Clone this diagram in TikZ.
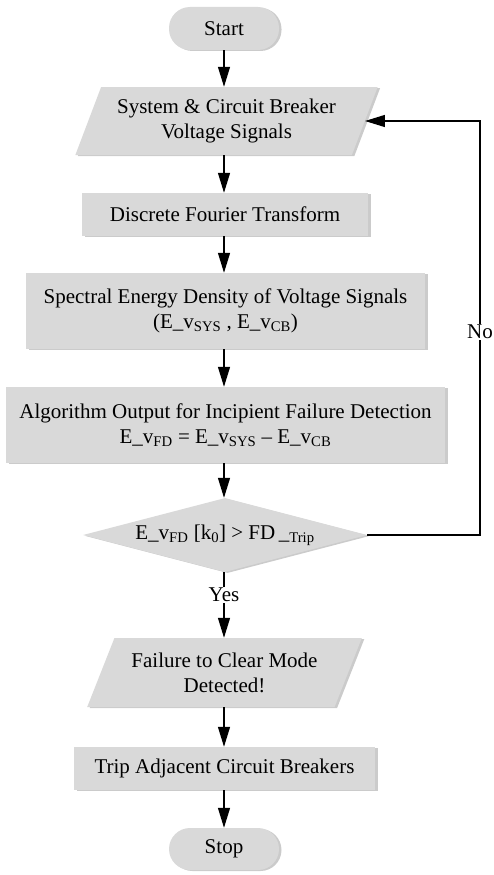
\documentclass[tikz,border=0pt]{standalone}
\usepackage{fontspec}
\setmainfont{Liberation Serif}
\usetikzlibrary{shapes.geometric,shadows,arrows.meta}
\definecolor{boxfill}{HTML}{D9D9D9}
\definecolor{shadowcol}{HTML}{8C8C8C}
\begin{document}
\begin{tikzpicture}[x=1pt,y=-1pt,
  base/.style={fill=boxfill,draw=none,inner sep=0pt,align=center,
    font=\fontsize{21}{25}\selectfont,
    drop shadow={shadow xshift=2.5pt,shadow yshift=-1pt,fill=shadowcol,opacity=0.45}},
  term/.style={base,rectangle,rounded corners=21pt,minimum width=110pt,minimum height=43pt},
  proc/.style={base,rectangle,minimum height=43pt},
  io/.style={base,trapezium,trapezium left angle=#1,trapezium right angle=180-#1,trapezium stretches=true,minimum height=68pt},
  decision/.style={base,diamond,aspect=3.84,minimum width=284pt,minimum height=74pt},
  conn/.style={line width=1.3pt,-{Triangle[length=20pt,width=12pt]}},
  lbl/.style={fill=white,inner sep=1pt,font=\fontsize{21}{25}\selectfont}]
\useasboundingbox (0,0) rectangle (493,875);
\node[term] (start) at (224,28.5) {Start};
\node[io=63,minimum width=303pt] (p1) at (226.5,121) {System \& Circuit Breaker\\Voltage Signals};
\node[proc,minimum width=286pt] (dft) at (225,214.5) {Discrete Fourier Transform};
\node[proc,minimum width=399pt,minimum height=76pt] (sed) at (225.5,311) {Spectral Energy Density of Voltage Signals\\(E\_v\textsubscript{SYS} , E\_v\textsubscript{CB})};
\node[proc,minimum width=439pt,minimum height=76pt] (alg) at (225.5,425) {Algorithm Output for Incipient Failure Detection\\E\_v\textsubscript{FD} = E\_v\textsubscript{SYS} -- E\_v\textsubscript{CB}};
\node[decision] (dec) at (225,535) {E\_v\textsubscript{FD} [k\textsubscript{0}] > FD\,\_\textsubscript{Trip}};
\node[io=60,minimum width=275pt,minimum height=69pt] (p2) at (224.5,672.5) {Failure to Clear Mode\\Detected!};
\node[proc,minimum width=301pt] (trip) at (224.5,768.5) {Trip Adjacent Circuit Breakers};
\node[term,minimum height=42pt] (stop) at (224,849) {Stop};
\coordinate (fb) at (480,535);
\draw[conn] (start.south) -- (start.south |- p1.north);
\draw[conn] (p1.south -| start.south) -- (start.south |- dft.north);
\draw[conn] (dft.south -| start.south) -- (start.south |- sed.north);
\draw[conn] (sed.south -| start.south) -- (start.south |- alg.north);
\draw[conn] (alg.south -| start.south) -- (start.south |- dec.north);
\draw[conn] (dec.south -| start.south) -- node[lbl,pos=0.35]{Yes} (start.south |- p2.north);
\draw[conn] (p2.south -| start.south) -- (start.south |- trip.north);
\draw[conn] (trip.south -| start.south) -- (start.south |- stop.north);
\draw[conn] (dec.east) -- (fb) |- node[lbl,pos=0.245]{No} (p1.east);
\end{tikzpicture}
\end{document}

INSTRUCTION: Repeat the material above word for word and skip every image in it.

RESULT FOR THIS TASK:
Clone this diagram in TikZ.
\documentclass[tikz,border=0pt]{standalone}
\usepackage{fontspec}
\setmainfont{Liberation Serif}
\usetikzlibrary{shapes.geometric,shadows,arrows.meta}
\definecolor{boxfill}{HTML}{D9D9D9}
\definecolor{shadowcol}{HTML}{8C8C8C}
\begin{document}
\begin{tikzpicture}[x=1pt,y=-1pt,
  base/.style={fill=boxfill,draw=none,inner sep=0pt,align=center,
    font=\fontsize{21}{25}\selectfont,
    drop shadow={shadow xshift=2.5pt,shadow yshift=-1pt,fill=shadowcol,opacity=0.45}},
  term/.style={base,rectangle,rounded corners=21pt,minimum width=110pt,minimum height=43pt},
  proc/.style={base,rectangle,minimum height=43pt},
  io/.style={base,trapezium,trapezium left angle=#1,trapezium right angle=180-#1,trapezium stretches=true,minimum height=68pt},
  decision/.style={base,diamond,aspect=3.84,minimum width=284pt,minimum height=74pt},
  conn/.style={line width=1.3pt,-{Triangle[length=20pt,width=12pt]}},
  lbl/.style={fill=white,inner sep=1pt,font=\fontsize{21}{25}\selectfont}]
\useasboundingbox (0,0) rectangle (493,875);
\node[term] (start) at (224,28.5) {Start};
\node[io=63,minimum width=303pt] (p1) at (226.5,121) {System \& Circuit Breaker\\Voltage Signals};
\node[proc,minimum width=286pt] (dft) at (225,214.5) {Discrete Fourier Transform};
\node[proc,minimum width=399pt,minimum height=76pt] (sed) at (225.5,311) {Spectral Energy Density of Voltage Signals\\(E\_v\textsubscript{SYS} , E\_v\textsubscript{CB})};
\node[proc,minimum width=439pt,minimum height=76pt] (alg) at (225.5,425) {Algorithm Output for Incipient Failure Detection\\E\_v\textsubscript{FD} = E\_v\textsubscript{SYS} -- E\_v\textsubscript{CB}};
\node[decision] (dec) at (225,535) {E\_v\textsubscript{FD} [k\textsubscript{0}] > FD\,\_\textsubscript{Trip}};
\node[io=60,minimum width=275pt,minimum height=69pt] (p2) at (224.5,672.5) {Failure to Clear Mode\\Detected!};
\node[proc,minimum width=301pt] (trip) at (224.5,768.5) {Trip Adjacent Circuit Breakers};
\node[term,minimum height=42pt] (stop) at (224,849) {Stop};
\coordinate (fb) at (480,535);
\draw[conn] (start.south) -- (start.south |- p1.north);
\draw[conn] (p1.south -| start.south) -- (start.south |- dft.north);
\draw[conn] (dft.south -| start.south) -- (start.south |- sed.north);
\draw[conn] (sed.south -| start.south) -- (start.south |- alg.north);
\draw[conn] (alg.south -| start.south) -- (start.south |- dec.north);
\draw[conn] (dec.south -| start.south) -- node[lbl,pos=0.35]{Yes} (start.south |- p2.north);
\draw[conn] (p2.south -| start.south) -- (start.south |- trip.north);
\draw[conn] (trip.south -| start.south) -- (start.south |- stop.north);
\draw[conn] (dec.east) -- (fb) |- node[lbl,pos=0.245]{No} (p1.east);
\end{tikzpicture}
\end{document}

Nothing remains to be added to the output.